Return the material word for word. Do not include pictures.

begin DATASET SECTION

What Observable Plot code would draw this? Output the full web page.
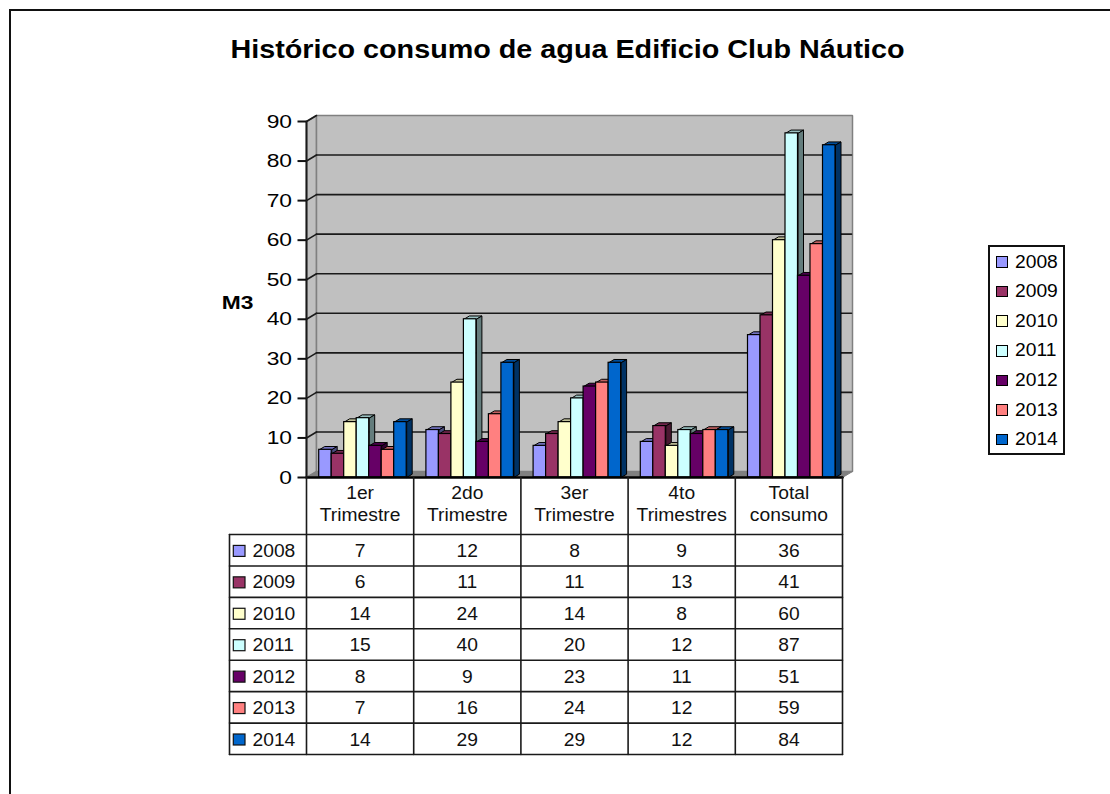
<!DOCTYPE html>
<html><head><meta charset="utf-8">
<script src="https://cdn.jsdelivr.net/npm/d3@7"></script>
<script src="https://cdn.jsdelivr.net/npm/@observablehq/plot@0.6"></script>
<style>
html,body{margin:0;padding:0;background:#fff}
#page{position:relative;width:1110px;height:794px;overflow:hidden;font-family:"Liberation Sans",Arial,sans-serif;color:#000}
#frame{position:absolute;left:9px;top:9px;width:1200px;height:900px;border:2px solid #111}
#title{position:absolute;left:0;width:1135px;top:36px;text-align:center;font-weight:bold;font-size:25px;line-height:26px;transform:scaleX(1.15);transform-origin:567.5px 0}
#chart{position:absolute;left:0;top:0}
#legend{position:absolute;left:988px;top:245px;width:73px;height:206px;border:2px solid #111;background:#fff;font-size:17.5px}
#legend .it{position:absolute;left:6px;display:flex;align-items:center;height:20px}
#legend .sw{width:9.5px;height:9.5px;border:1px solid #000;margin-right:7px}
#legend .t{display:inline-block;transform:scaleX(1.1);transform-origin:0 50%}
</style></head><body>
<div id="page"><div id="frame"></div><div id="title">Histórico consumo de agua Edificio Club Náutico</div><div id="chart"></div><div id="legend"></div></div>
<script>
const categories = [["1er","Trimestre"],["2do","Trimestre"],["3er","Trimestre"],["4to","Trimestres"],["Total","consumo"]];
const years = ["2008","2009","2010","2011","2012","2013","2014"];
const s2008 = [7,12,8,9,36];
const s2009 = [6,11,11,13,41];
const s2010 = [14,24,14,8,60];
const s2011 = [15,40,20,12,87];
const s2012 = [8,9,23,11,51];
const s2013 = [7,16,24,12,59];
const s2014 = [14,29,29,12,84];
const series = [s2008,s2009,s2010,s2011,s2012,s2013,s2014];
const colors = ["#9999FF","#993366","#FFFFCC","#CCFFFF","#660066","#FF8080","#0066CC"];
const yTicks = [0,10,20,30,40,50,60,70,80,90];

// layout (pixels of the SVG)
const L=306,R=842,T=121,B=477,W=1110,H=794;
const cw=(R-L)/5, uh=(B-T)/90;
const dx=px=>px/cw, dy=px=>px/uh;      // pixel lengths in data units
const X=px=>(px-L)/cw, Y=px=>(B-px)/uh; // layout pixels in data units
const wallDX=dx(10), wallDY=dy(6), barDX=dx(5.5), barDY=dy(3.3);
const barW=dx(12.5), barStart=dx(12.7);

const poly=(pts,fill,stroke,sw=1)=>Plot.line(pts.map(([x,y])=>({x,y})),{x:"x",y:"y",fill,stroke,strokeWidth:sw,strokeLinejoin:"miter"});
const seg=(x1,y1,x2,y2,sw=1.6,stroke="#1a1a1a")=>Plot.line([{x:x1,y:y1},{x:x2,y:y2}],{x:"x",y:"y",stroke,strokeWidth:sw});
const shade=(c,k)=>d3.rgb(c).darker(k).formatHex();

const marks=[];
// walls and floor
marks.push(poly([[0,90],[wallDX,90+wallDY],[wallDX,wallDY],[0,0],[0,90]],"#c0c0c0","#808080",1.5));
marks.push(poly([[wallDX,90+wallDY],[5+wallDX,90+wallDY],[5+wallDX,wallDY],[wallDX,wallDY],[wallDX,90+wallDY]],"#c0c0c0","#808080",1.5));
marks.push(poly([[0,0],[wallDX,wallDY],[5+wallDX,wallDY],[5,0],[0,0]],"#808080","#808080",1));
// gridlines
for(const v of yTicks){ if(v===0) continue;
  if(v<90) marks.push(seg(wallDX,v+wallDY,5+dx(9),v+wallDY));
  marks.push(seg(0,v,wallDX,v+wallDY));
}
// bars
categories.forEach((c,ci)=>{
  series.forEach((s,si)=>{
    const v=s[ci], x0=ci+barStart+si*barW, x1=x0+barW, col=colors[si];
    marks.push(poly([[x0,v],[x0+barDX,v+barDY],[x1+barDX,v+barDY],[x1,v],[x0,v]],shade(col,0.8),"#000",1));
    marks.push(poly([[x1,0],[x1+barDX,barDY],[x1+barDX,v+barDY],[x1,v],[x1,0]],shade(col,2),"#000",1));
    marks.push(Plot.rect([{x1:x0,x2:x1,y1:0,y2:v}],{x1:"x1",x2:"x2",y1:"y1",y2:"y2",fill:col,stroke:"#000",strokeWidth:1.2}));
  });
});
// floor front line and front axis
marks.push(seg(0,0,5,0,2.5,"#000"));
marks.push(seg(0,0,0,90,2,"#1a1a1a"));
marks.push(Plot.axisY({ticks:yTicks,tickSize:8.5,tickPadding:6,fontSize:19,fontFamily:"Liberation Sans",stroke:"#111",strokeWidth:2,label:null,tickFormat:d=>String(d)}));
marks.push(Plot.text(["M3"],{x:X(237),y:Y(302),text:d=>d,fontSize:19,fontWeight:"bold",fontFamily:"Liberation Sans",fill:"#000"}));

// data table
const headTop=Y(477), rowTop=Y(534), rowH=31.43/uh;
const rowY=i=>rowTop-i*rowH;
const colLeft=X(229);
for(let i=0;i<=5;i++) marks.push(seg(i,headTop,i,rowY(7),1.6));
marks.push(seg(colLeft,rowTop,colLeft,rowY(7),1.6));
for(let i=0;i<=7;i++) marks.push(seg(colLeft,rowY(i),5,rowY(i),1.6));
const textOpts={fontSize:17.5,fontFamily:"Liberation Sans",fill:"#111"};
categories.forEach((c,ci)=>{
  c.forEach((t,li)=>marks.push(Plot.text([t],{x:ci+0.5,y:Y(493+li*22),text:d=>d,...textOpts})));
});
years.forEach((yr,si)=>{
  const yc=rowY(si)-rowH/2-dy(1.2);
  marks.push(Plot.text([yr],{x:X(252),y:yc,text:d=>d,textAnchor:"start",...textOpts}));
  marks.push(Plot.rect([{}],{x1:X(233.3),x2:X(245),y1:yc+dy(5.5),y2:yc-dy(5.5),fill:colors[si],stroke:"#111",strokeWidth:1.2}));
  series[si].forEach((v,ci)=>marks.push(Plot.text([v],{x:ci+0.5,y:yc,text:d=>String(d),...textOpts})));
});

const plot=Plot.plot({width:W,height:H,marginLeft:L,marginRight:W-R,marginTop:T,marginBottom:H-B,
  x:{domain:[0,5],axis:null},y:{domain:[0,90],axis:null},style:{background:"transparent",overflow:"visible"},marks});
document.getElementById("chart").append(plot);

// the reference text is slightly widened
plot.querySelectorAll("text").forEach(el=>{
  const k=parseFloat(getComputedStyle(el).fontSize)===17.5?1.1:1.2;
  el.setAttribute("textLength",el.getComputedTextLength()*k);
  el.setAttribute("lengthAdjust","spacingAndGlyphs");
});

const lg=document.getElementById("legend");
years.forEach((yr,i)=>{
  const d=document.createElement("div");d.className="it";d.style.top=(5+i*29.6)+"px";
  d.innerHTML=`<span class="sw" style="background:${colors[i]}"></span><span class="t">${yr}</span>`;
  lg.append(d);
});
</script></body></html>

end DATASET SECTION

= TASK SOLUTION =
What Observable Plot code would draw this? Output the full web page.
<!DOCTYPE html>
<html><head><meta charset="utf-8">
<script src="https://cdn.jsdelivr.net/npm/d3@7"></script>
<script src="https://cdn.jsdelivr.net/npm/@observablehq/plot@0.6"></script>
<style>
html,body{margin:0;padding:0;background:#fff}
#page{position:relative;width:1110px;height:794px;overflow:hidden;font-family:"Liberation Sans",Arial,sans-serif;color:#000}
#frame{position:absolute;left:9px;top:9px;width:1200px;height:900px;border:2px solid #111}
#title{position:absolute;left:0;width:1135px;top:36px;text-align:center;font-weight:bold;font-size:25px;line-height:26px;transform:scaleX(1.15);transform-origin:567.5px 0}
#chart{position:absolute;left:0;top:0}
#legend{position:absolute;left:988px;top:245px;width:73px;height:206px;border:2px solid #111;background:#fff;font-size:17.5px}
#legend .it{position:absolute;left:6px;display:flex;align-items:center;height:20px}
#legend .sw{width:9.5px;height:9.5px;border:1px solid #000;margin-right:7px}
#legend .t{display:inline-block;transform:scaleX(1.1);transform-origin:0 50%}
</style></head><body>
<div id="page"><div id="frame"></div><div id="title">Histórico consumo de agua Edificio Club Náutico</div><div id="chart"></div><div id="legend"></div></div>
<script>
const categories = [["1er","Trimestre"],["2do","Trimestre"],["3er","Trimestre"],["4to","Trimestres"],["Total","consumo"]];
const years = ["2008","2009","2010","2011","2012","2013","2014"];
const s2008 = [7,12,8,9,36];
const s2009 = [6,11,11,13,41];
const s2010 = [14,24,14,8,60];
const s2011 = [15,40,20,12,87];
const s2012 = [8,9,23,11,51];
const s2013 = [7,16,24,12,59];
const s2014 = [14,29,29,12,84];
const series = [s2008,s2009,s2010,s2011,s2012,s2013,s2014];
const colors = ["#9999FF","#993366","#FFFFCC","#CCFFFF","#660066","#FF8080","#0066CC"];
const yTicks = [0,10,20,30,40,50,60,70,80,90];

// layout (pixels of the SVG)
const L=306,R=842,T=121,B=477,W=1110,H=794;
const cw=(R-L)/5, uh=(B-T)/90;
const dx=px=>px/cw, dy=px=>px/uh;      // pixel lengths in data units
const X=px=>(px-L)/cw, Y=px=>(B-px)/uh; // layout pixels in data units
const wallDX=dx(10), wallDY=dy(6), barDX=dx(5.5), barDY=dy(3.3);
const barW=dx(12.5), barStart=dx(12.7);

const poly=(pts,fill,stroke,sw=1)=>Plot.line(pts.map(([x,y])=>({x,y})),{x:"x",y:"y",fill,stroke,strokeWidth:sw,strokeLinejoin:"miter"});
const seg=(x1,y1,x2,y2,sw=1.6,stroke="#1a1a1a")=>Plot.line([{x:x1,y:y1},{x:x2,y:y2}],{x:"x",y:"y",stroke,strokeWidth:sw});
const shade=(c,k)=>d3.rgb(c).darker(k).formatHex();

const marks=[];
// walls and floor
marks.push(poly([[0,90],[wallDX,90+wallDY],[wallDX,wallDY],[0,0],[0,90]],"#c0c0c0","#808080",1.5));
marks.push(poly([[wallDX,90+wallDY],[5+wallDX,90+wallDY],[5+wallDX,wallDY],[wallDX,wallDY],[wallDX,90+wallDY]],"#c0c0c0","#808080",1.5));
marks.push(poly([[0,0],[wallDX,wallDY],[5+wallDX,wallDY],[5,0],[0,0]],"#808080","#808080",1));
// gridlines
for(const v of yTicks){ if(v===0) continue;
  if(v<90) marks.push(seg(wallDX,v+wallDY,5+dx(9),v+wallDY));
  marks.push(seg(0,v,wallDX,v+wallDY));
}
// bars
categories.forEach((c,ci)=>{
  series.forEach((s,si)=>{
    const v=s[ci], x0=ci+barStart+si*barW, x1=x0+barW, col=colors[si];
    marks.push(poly([[x0,v],[x0+barDX,v+barDY],[x1+barDX,v+barDY],[x1,v],[x0,v]],shade(col,0.8),"#000",1));
    marks.push(poly([[x1,0],[x1+barDX,barDY],[x1+barDX,v+barDY],[x1,v],[x1,0]],shade(col,2),"#000",1));
    marks.push(Plot.rect([{x1:x0,x2:x1,y1:0,y2:v}],{x1:"x1",x2:"x2",y1:"y1",y2:"y2",fill:col,stroke:"#000",strokeWidth:1.2}));
  });
});
// floor front line and front axis
marks.push(seg(0,0,5,0,2.5,"#000"));
marks.push(seg(0,0,0,90,2,"#1a1a1a"));
marks.push(Plot.axisY({ticks:yTicks,tickSize:8.5,tickPadding:6,fontSize:19,fontFamily:"Liberation Sans",stroke:"#111",strokeWidth:2,label:null,tickFormat:d=>String(d)}));
marks.push(Plot.text(["M3"],{x:X(237),y:Y(302),text:d=>d,fontSize:19,fontWeight:"bold",fontFamily:"Liberation Sans",fill:"#000"}));

// data table
const headTop=Y(477), rowTop=Y(534), rowH=31.43/uh;
const rowY=i=>rowTop-i*rowH;
const colLeft=X(229);
for(let i=0;i<=5;i++) marks.push(seg(i,headTop,i,rowY(7),1.6));
marks.push(seg(colLeft,rowTop,colLeft,rowY(7),1.6));
for(let i=0;i<=7;i++) marks.push(seg(colLeft,rowY(i),5,rowY(i),1.6));
const textOpts={fontSize:17.5,fontFamily:"Liberation Sans",fill:"#111"};
categories.forEach((c,ci)=>{
  c.forEach((t,li)=>marks.push(Plot.text([t],{x:ci+0.5,y:Y(493+li*22),text:d=>d,...textOpts})));
});
years.forEach((yr,si)=>{
  const yc=rowY(si)-rowH/2-dy(1.2);
  marks.push(Plot.text([yr],{x:X(252),y:yc,text:d=>d,textAnchor:"start",...textOpts}));
  marks.push(Plot.rect([{}],{x1:X(233.3),x2:X(245),y1:yc+dy(5.5),y2:yc-dy(5.5),fill:colors[si],stroke:"#111",strokeWidth:1.2}));
  series[si].forEach((v,ci)=>marks.push(Plot.text([v],{x:ci+0.5,y:yc,text:d=>String(d),...textOpts})));
});

const plot=Plot.plot({width:W,height:H,marginLeft:L,marginRight:W-R,marginTop:T,marginBottom:H-B,
  x:{domain:[0,5],axis:null},y:{domain:[0,90],axis:null},style:{background:"transparent",overflow:"visible"},marks});
document.getElementById("chart").append(plot);

// the reference text is slightly widened
plot.querySelectorAll("text").forEach(el=>{
  const k=parseFloat(getComputedStyle(el).fontSize)===17.5?1.1:1.2;
  el.setAttribute("textLength",el.getComputedTextLength()*k);
  el.setAttribute("lengthAdjust","spacingAndGlyphs");
});

const lg=document.getElementById("legend");
years.forEach((yr,i)=>{
  const d=document.createElement("div");d.className="it";d.style.top=(5+i*29.6)+"px";
  d.innerHTML=`<span class="sw" style="background:${colors[i]}"></span><span class="t">${yr}</span>`;
  lg.append(d);
});
</script></body></html>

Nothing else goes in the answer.